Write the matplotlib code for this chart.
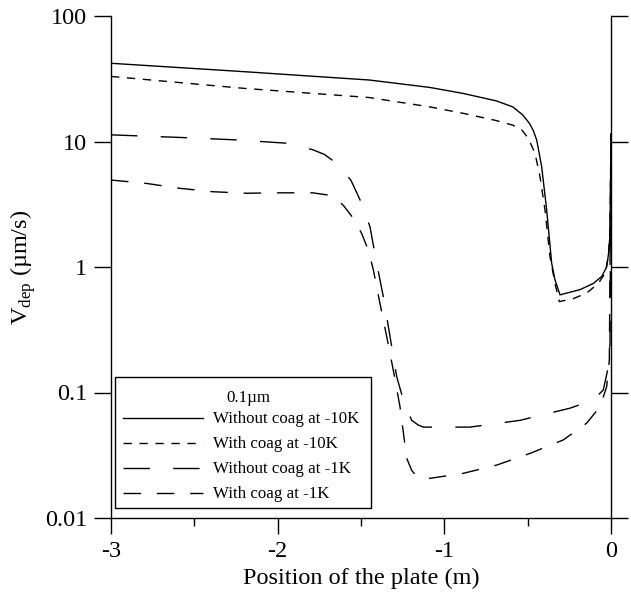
import matplotlib
matplotlib.use("Agg")
import matplotlib.pyplot as plt
from matplotlib.patches import Rectangle
from matplotlib.ticker import FixedLocator, NullLocator, MultipleLocator

plt.rcParams['font.family'] = ['Liberation Serif', 'DejaVu Serif']
plt.rcParams['mathtext.fontset'] = 'custom'
plt.rcParams['mathtext.rm'] = 'Liberation Serif'
plt.rcParams['axes.unicode_minus'] = False

# Without coag at -10K
x_nc10 = [-3.0, -2.2, -1.45, -1.09, -0.89, -0.69, -0.59, -0.53, -0.49, -0.466, -0.446, -0.416,
          -0.386, -0.356, -0.336, -0.306, -0.186, -0.106, -0.056, -0.026, -0.012, -0.006, 0.0]
v_nc10 = [42.0, 36.0, 30.9, 27.0, 24.2, 21.1, 18.9, 16.3, 14.0, 12.2, 10.3, 6.3,
          2.85, 1.07, 0.79, 0.60, 0.66, 0.74, 0.84, 1.0, 1.36, 1.86, 11.5]

# With coag at -10K
x_c10 = [-3.0, -2.2, -1.45, -1.09, -0.89, -0.69, -0.59, -0.536, -0.496, -0.456, -0.426,
         -0.396, -0.366, -0.336, -0.31, -0.226, -0.146, -0.076, -0.036, -0.016, -0.006, 0.0]
v_c10 = [33.0, 26.5, 22.4, 18.9, 16.8, 14.7, 13.5, 12.4, 10.6, 8.05, 5.25,
         2.85, 1.21, 0.74, 0.53, 0.56, 0.62, 0.74, 0.89, 1.21, 2.0, 11.5]

# Without coag at -1K
x_nc1 = [-3.0, -2.53, -2.25, -1.95, -1.79, -1.72, -1.66, -1.61, -1.56, -1.50, -1.446, -1.406,
         -1.366, -1.326, -1.286, -1.246, -1.196, -1.156, -1.126, -0.846, -0.546, -0.246,
         -0.106, -0.046, -0.016, -0.006, 0.0]
v_nc1 = [11.3, 10.7, 10.3, 9.7, 8.6, 7.9, 6.9, 5.9, 4.9, 3.3, 2.09, 1.07,
         0.58, 0.28, 0.134, 0.087, 0.060, 0.055, 0.053, 0.053, 0.060, 0.075,
         0.087, 0.105, 0.16, 0.245, 11.0]

# With coag at -1K
x_c1 = [-3.0, -2.79, -2.59, -2.39, -2.19, -1.99, -1.79, -1.70, -1.65, -1.606, -1.546, -1.496,
        -1.456, -1.426, -1.386, -1.346, -1.306, -1.266, -1.226, -1.196, -1.166, -1.086, -0.886,
        -0.686, -0.486, -0.286, -0.146, -0.066, -0.026, -0.01, 0.0]
v_c1 = [4.93, 4.64, 4.24, 3.98, 3.87, 3.9, 3.9, 3.75, 3.5, 3.1, 2.44, 1.85,
        1.36, 0.95, 0.51, 0.28, 0.15, 0.077, 0.030, 0.024, 0.0214, 0.0207, 0.0227,
        0.0264, 0.0327, 0.0419, 0.057, 0.077, 0.111, 0.182, 11.0]

x_ticks = [-3, -2, -1, 0]
y_ticks = [0.01, 0.1, 1, 10, 100]
y_tick_labels = ['0.01', '0.1', '1', '10', '100']
legend_title = '0.1µm'
labels = ['Without coag at -10K', 'With coag at -10K', 'Without coag at -1K', 'With coag at -1K']

fig = plt.figure(figsize=(6.31, 5.99), dpi=100)
ax = fig.add_axes([111 / 631, 81 / 599, 500 / 631, 502 / 599])

lw = 1.0
ax.plot(x_nc10, v_nc10, color='black', lw=lw, linestyle='-', label=labels[0])
ax.plot(x_c10, v_c10, color='black', lw=lw, linestyle=(0, (6.0, 5.5)), label=labels[1])
ax.plot(x_nc1, v_nc1, color='black', lw=lw, linestyle=(0, (19.0, 16.8)), label=labels[2])
ax.plot(x_c1, v_c1, color='black', lw=lw, linestyle=(0, (12.6, 11.4)), label=labels[3])

ax.set_yscale('log')
ax.set_xlim(-3, 0)
ax.set_ylim(0.01, 100)

ax.spines['top'].set_visible(False)
for s in ['left', 'right', 'bottom']:
    ax.spines[s].set_linewidth(1.0)

ax.xaxis.set_major_locator(FixedLocator(x_ticks))
ax.xaxis.set_minor_locator(MultipleLocator(0.5))
ax.set_xticklabels([str(t) for t in x_ticks])
ax.yaxis.set_major_locator(FixedLocator(y_ticks))
ax.yaxis.set_minor_locator(NullLocator())
ax.set_yticklabels(y_tick_labels)

ax.tick_params(axis='x', which='major', direction='out', length=11.5, width=1.0,
               labelsize=17.5, pad=5)
ax.tick_params(axis='x', which='minor', direction='out', length=6, width=1.0)
ax.tick_params(axis='y', which='major', direction='out', length=12, width=1.0,
               left=True, right=True, labelsize=17.5, pad=5)

ax.set_xlabel('Position of the plate (m)', fontsize=17.5, labelpad=4)
ax.set_ylabel('V$_{\\rm dep}$ (µm/s)', fontsize=17.5, labelpad=5)

# legend box drawn by hand so the padding matches
box = Rectangle((0.008, 0.020), 0.511, 0.261, transform=ax.transAxes,
                facecolor='white', edgecolor='black', lw=1.0, zorder=5)
ax.add_patch(box)
leg = ax.legend(loc='lower left', bbox_to_anchor=(0.024, 0.031), fontsize=12.2,
                frameon=False, handlelength=4.73, handletextpad=0.57,
                labelspacing=0.53, borderpad=0, borderaxespad=0)
leg.set_zorder(6)
ax.text(0.274, 0.239, legend_title, transform=ax.transAxes, fontsize=12.2,
        ha='center', va='center', zorder=7)

fig.savefig('out.png', dpi=100)
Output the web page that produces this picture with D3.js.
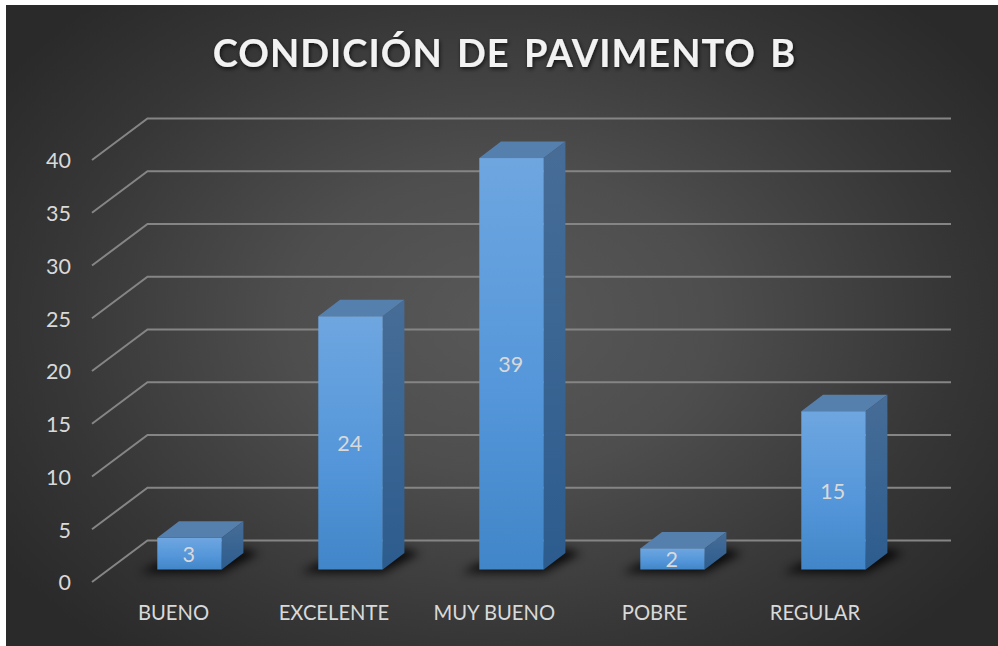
<!DOCTYPE html>
<html><head><meta charset="utf-8">
<script src="https://cdnjs.cloudflare.com/ajax/libs/d3/7.8.5/d3.min.js"></script>
<style>html,body{margin:0;padding:0;background:#fff}svg{display:block}text{font-family:Lato,"Open Sans",sans-serif}</style>
</head><body><svg id="c" width="998" height="646"></svg>
<script>
const chartTitle = "CONDICIÓN DE PAVIMENTO B";
const categories = ["BUENO","EXCELENTE","MUY BUENO","POBRE","REGULAR"];
const values = [3,24,39,2,15];
const yTicks = [0,5,10,15,20,25,30,35,40];

const svg = d3.select("#c");
const defs = svg.append("defs");
const stops = (g,a)=>a.forEach(([o,c])=>g.append("stop").attr("offset",o).attr("stop-color",c));
const grad=(id,a)=>stops(defs.append("linearGradient").attr("id",id).attr("x1",0).attr("y1",0).attr("x2",0).attr("y2",1),a);
stops(defs.append("radialGradient").attr("id","bg").attr("gradientUnits","userSpaceOnUse")
  .attr("cx",500).attr("cy",320).attr("r",600).attr("gradientTransform","translate(500 320) scale(1 .72) translate(-500 -320)"),
  [[0,"#585858"],[.35,"#4e4e4e"],[.75,"#363636"],[1,"#2a2a2a"]]);
grad("front",[[0,"#6ea6e0"],[.55,"#5597da"],[1,"#4186c8"]]);
grad("side",[[0,"#476d97"],[1,"#2c5c8e"]]);
defs.append("filter").attr("id","blur").attr("x","-40%").attr("y","-150%").attr("width","180%").attr("height","400%")
  .append("feGaussianBlur").attr("stdDeviation",5);
const ts=defs.append("filter").attr("id","tshadow").attr("x","-5%").attr("y","-20%").attr("width","110%").attr("height","150%");
ts.append("feDropShadow").attr("dx",1).attr("dy",2).attr("stdDeviation",2).attr("flood-color","#000").attr("flood-opacity",.7);

svg.append("rect").attr("x",6).attr("y",5).attr("width",992).attr("height",641).attr("fill","url(#bg)");

const x = d3.scaleBand().domain(categories).range([109,914]).paddingInner(.6).paddingOuter(.3);
const labelX = d3.scalePoint().domain(categories).range([173.5,815]);
const y = d3.scaleLinear().domain([0,40]).range([582,160]);
const barBase = 569.5, barDX = 21.7, barDY = -16.5;
const h = v => y(0)-y(v);
const gridDX = 55.5, gridDY = -41.5, gridEnd = 951, gridStart = 92;

// gridlines
svg.append("g").selectAll("path").data(yTicks).join("path")
  .attr("d",d=>`M${gridStart},${y(d)}L${gridStart+gridDX},${y(d)+gridDY}L${gridEnd},${y(d)+gridDY}`)
  .attr("fill","none").attr("stroke","#858585").attr("stroke-width",2);

// y labels
svg.append("g").selectAll("text").data(yTicks).join("text")
  .attr("x",71).attr("y",d=>y(d)+0.7).attr("dy","0.36em").attr("text-anchor","end")
  .attr("font-size",21.5).attr("fill","#d9d9d9").text(d=>d);

// shadows
svg.append("g").selectAll("path").data(categories).join("path")
  .attr("d",c=>{const l=x(c),r=l+x.bandwidth();return `M${l-18},${barBase+3}L${r},${barBase+3}L${r+barDX+16},${barBase+barDY}L${r+barDX},${barBase+barDY-4}L${l},${barBase-6}Z`;})
  .attr("fill","#000").attr("opacity",.85).attr("filter","url(#blur)");

// bars
const bars = svg.append("g").selectAll("g").data(categories.map((c,i)=>({c,v:values[i]}))).join("g");
bars.append("path").attr("fill","#557fad")
  .attr("d",d=>{const l=x(d.c),r=l+x.bandwidth(),t=barBase-h(d.v);return `M${l},${t}L${l+barDX},${t+barDY}L${r+barDX},${t+barDY}L${r},${t}Z`;});
bars.append("path").attr("fill","url(#side)")
  .attr("d",d=>{const r=x(d.c)+x.bandwidth(),t=barBase-h(d.v);return `M${r},${t}L${r+barDX},${t+barDY}L${r+barDX},${barBase+barDY}L${r},${barBase}Z`;});
bars.append("rect").attr("fill","url(#front)")
  .attr("x",d=>x(d.c)).attr("width",x.bandwidth()).attr("y",d=>barBase-h(d.v)).attr("height",d=>h(d.v));
bars.append("text").attr("x",d=>x(d.c)+x.bandwidth()/2-0.7).attr("y",d=>barBase-h(d.v)/2+0.7).attr("dy","0.36em")
  .attr("text-anchor","middle").attr("font-size",21.5).attr("fill","#d9d9d9").text(d=>d.v);

// category labels
svg.append("g").selectAll("text").data(categories).join("text")
  .attr("x",c=>labelX(c)).attr("y",613).attr("dy","0.36em")
  .attr("text-anchor","middle").attr("font-size",20.2).attr("fill","#d9d9d9").text(c=>c);

// title
svg.append("text").attr("x",504.5).attr("y",53).attr("dy","0.36em").attr("text-anchor","middle")
  .attr("font-size",38).attr("font-weight",700).attr("letter-spacing",1.0).attr("word-spacing",4)
  .attr("fill","#f2f2f2").attr("filter","url(#tshadow)").text(chartTitle);
</script></body></html>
════════════════════
▸ Given request
Restate each line from the start of the listing through the line bearing "plt.rcParams['axes.unicode_minus'] = False" word for word. Drop the pictures.

▸ Task result
Write the matplotlib code for this chart.
import matplotlib
matplotlib.use("Agg")
import matplotlib.pyplot as plt
from matplotlib.patches import Rectangle
from matplotlib.ticker import FixedLocator, NullLocator, MultipleLocator

plt.rcParams['font.family'] = ['Liberation Serif', 'DejaVu Serif']
plt.rcParams['mathtext.fontset'] = 'custom'
plt.rcParams['mathtext.rm'] = 'Liberation Serif'
plt.rcParams['axes.unicode_minus'] = False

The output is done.